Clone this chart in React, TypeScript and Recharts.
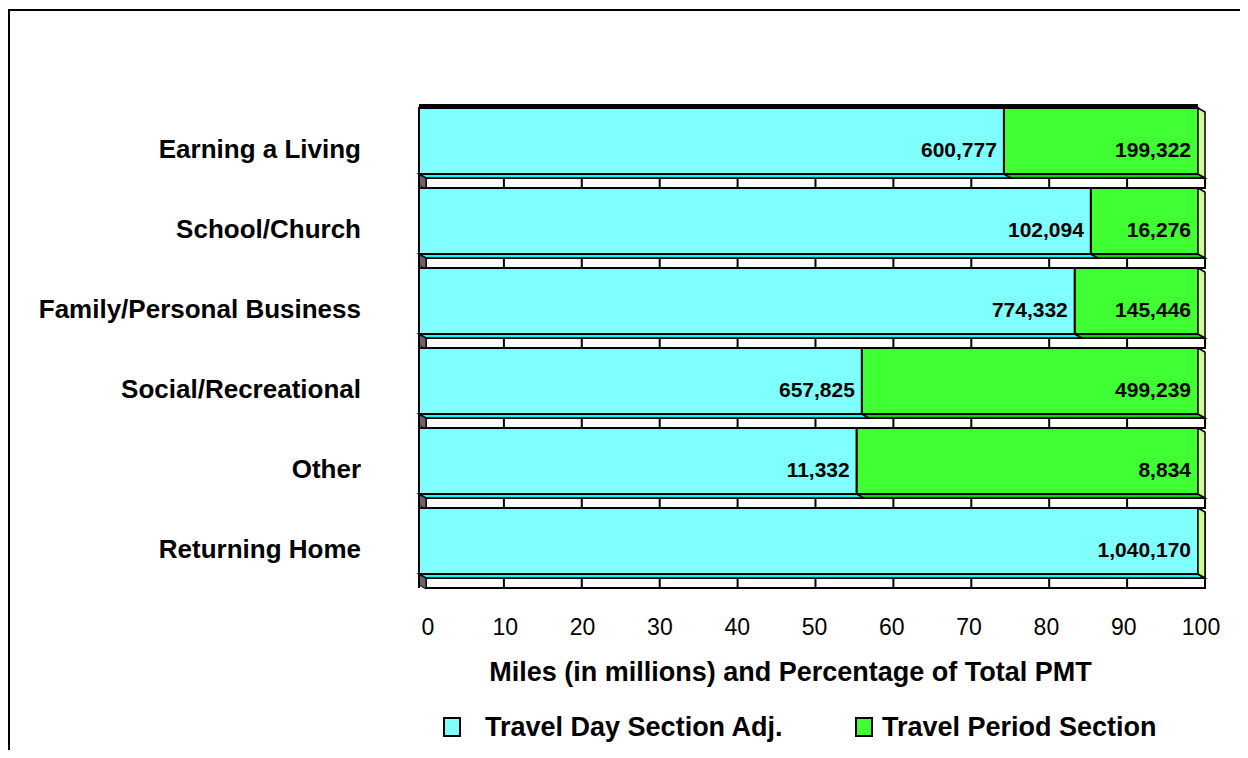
import { BarChart, Bar, XAxis, YAxis, Legend, LabelList } from "recharts";

// person miles of travel by trip purpose (millions)
const purposes = [
  "Earning a Living",
  "School/Church",
  "Family/Personal Business",
  "Social/Recreational",
  "Other",
  "Returning Home",
];
const travelDay = [600777, 102094, 774332, 657825, 11332, 1040170];
const travelPeriod = [199322, 16276, 145446, 499239, 8834, 0];
const pctTicks = [0, 10, 20, 30, 40, 50, 60, 70, 80, 90, 100];
const seriesNames = ["Travel Day Section Adj.", "Travel Period Section"];

const data = purposes.map((name, i) => ({
  name,
  day: travelDay[i],
  period: travelPeriod[i],
}));

const FONT = '"Liberation Sans", Arial, Helvetica, sans-serif';
const CYAN = "#80FFFF";
const CYAN_DARK = "#00FFFF";
const GREEN = "#40FF33";
const GREEN_DARK = "#00D800";
const SIDE = "#CCFF99";
const DX = 7;
const DY = 4;
const GAP = 14;

function makeShape(front: string, under: string, isEnd: boolean) {
  return (props: any) => {
    const { x, y, width, height, payload } = props;
    const showSide = isEnd || payload.period === 0;
    const b = y + height;
    return (
      <g>
        <polygon
          points={`${x},${b} ${x + width},${b} ${x + width + DX},${b + DY} ${x + DX},${b + DY}`}
          fill={under}
          stroke="#000"
          strokeWidth={1.5}
        />
        {width > 0 && (
          <rect x={x} y={y} width={width} height={height} fill={front} stroke="#000" strokeWidth={2} />
        )}
        {showSide && (
          <polygon
            points={`${x + width},${y} ${x + width + DX},${y + DY} ${x + width + DX},${b + DY} ${x + width},${b}`}
            fill={SIDE}
            stroke="#000"
            strokeWidth={1.5}
          />
        )}
      </g>
    );
  };
}

// the floor strip seen between the bars
function Floor(props: any) {
  const { x, y, width, height, index } = props;
  const top = y + height + DY;
  const bottom = y + height + GAP;
  return (
    <g>
      {index === 0 && <rect x={x} y={y - 4} width={width} height={5} fill="#000" />}
      <rect x={x + DX} y={top} width={width} height={bottom - top} fill="#fff" stroke="#000" strokeWidth={2} />
      {pctTicks.slice(1, -1).map((t) => {
        const gx = x + DX + (width * t) / 100;
        return <line key={t} x1={gx} x2={gx} y1={top} y2={bottom} stroke="#000" strokeWidth={2} />;
      })}
      <polygon
        points={`${x},${y + height} ${x + DX},${top} ${x + DX},${bottom + 1} ${x},${bottom - 3}`}
        fill="#666"
        stroke="#000"
        strokeWidth={1}
      />
      <line x1={x} x2={x} y1={y} y2={bottom} stroke="#000" strokeWidth={2} />
    </g>
  );
}

function valueLabel(values: number[]) {
  return (props: any) => {
    const { x, y, width, height, index } = props;
    const v = values[index];
    if (!v) return null;
    return (
      <text
        x={x + width - 7}
        y={y + height / 2 + 8}
        textAnchor="end"
        dominantBaseline="central"
        fontFamily={FONT}
        fontWeight="bold"
        fontSize={21}
        fill="#000"
      >
        {v.toLocaleString("en-US")}
      </text>
    );
  };
}

function PurposeTick({ x, y, payload }: any) {
  return (
    <text
      x={x - 58}
      y={y + 8}
      textAnchor="end"
      dominantBaseline="central"
      fontFamily={FONT}
      fontWeight="bold"
      fontSize={26}
      fill="#000"
    >
      {payload.value}
    </text>
  );
}

function PctTick({ x, y, payload }: any) {
  return (
    <text
      x={x + 9 - payload.value * 6}
      y={y + 46}
      textAnchor="middle"
      dominantBaseline="central"
      fontFamily={FONT}
      fontSize={23}
      fill="#000"
    >
      {Math.round(payload.value * 100)}
    </text>
  );
}

function AxisTitle(props: any) {
  const vb = props.viewBox;
  return (
    <text
      x={vb.x + vb.width / 2 - 18}
      y={vb.y + 91}
      textAnchor="middle"
      dominantBaseline="central"
      fontFamily={FONT}
      fontWeight="bold"
      fontSize={27}
      fill="#000"
    >
      Miles (in millions) and Percentage of Total PMT
    </text>
  );
}

function LegendContent() {
  const colors = [CYAN, GREEN];
  const boxLefts = [433, 845];
  const textLefts = [475, 872];
  return (
    <div style={{ position: "relative", height: 32, fontFamily: FONT, fontWeight: "bold", fontSize: 27 }}>
      {seriesNames.map((n, i) => (
        <div key={n}>
          <span
            style={{
              position: "absolute",
              left: boxLefts[i],
              top: 6,
              width: 14,
              height: 16,
              background: colors[i],
              border: "2px solid #000",
            }}
          />
          <span
            style={{
              position: "absolute",
              left: textLefts[i],
              top: 0,
              lineHeight: "32px",
              color: "#000",
              whiteSpace: "nowrap",
            }}
          >
            {n}
          </span>
        </div>
      ))}
    </div>
  );
}

export default function App() {
  return (
    <div
      style={{
        marginTop: 1,
        borderTop: "2px solid #000",
        borderLeft: "2px solid #000",
        width: 1230,
        height: 739,
      }}
    >
      <BarChart
        width={1230}
        height={739}
        data={data}
        layout="vertical"
        stackOffset="expand"
        barSize={66}
        margin={{ top: 90, right: 42, left: 0, bottom: 0 }}
      >
        <XAxis
          type="number"
          domain={[0, 1]}
          ticks={pctTicks.map((t) => t / 100)}
          axisLine={false}
          tickLine={false}
          tickSize={0}
          tickMargin={0}
          height={137}
          tick={<PctTick />}
          label={{ content: AxisTitle }}
        />
        <YAxis
          type="category"
          dataKey="name"
          width={409}
          axisLine={false}
          tickLine={false}
          tickSize={0}
          tickMargin={0}
          tick={<PurposeTick />}
          interval={0}
        />
        <Legend
          verticalAlign="bottom"
          content={<LegendContent />}
          wrapperStyle={{ left: 0, top: 700, bottom: "auto", width: 1230, height: 32 }}
        />
        <Bar
          dataKey="day"
          stackId="a"
          name={seriesNames[0]}
          fill={CYAN}
          background={Floor}
          shape={makeShape(CYAN, CYAN_DARK, false)}
          isAnimationActive={false}
        >
          <LabelList dataKey="day" content={valueLabel(travelDay)} />
        </Bar>
        <Bar
          dataKey="period"
          stackId="a"
          name={seriesNames[1]}
          fill={GREEN}
          shape={makeShape(GREEN, GREEN_DARK, true)}
          isAnimationActive={false}
        >
          <LabelList dataKey="period" content={valueLabel(travelPeriod)} />
        </Bar>
      </BarChart>
    </div>
  );
}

--- Problem description ---
Leave out the pictures, then repeat the listing above exactly from its first line to the line with "YAxis, Legend, LabelList", inclusive.

--- Completed exercise ---
Clone this chart in React, TypeScript and Recharts.
import { BarChart, Bar, XAxis, YAxis, Legend, LabelList } from "recharts";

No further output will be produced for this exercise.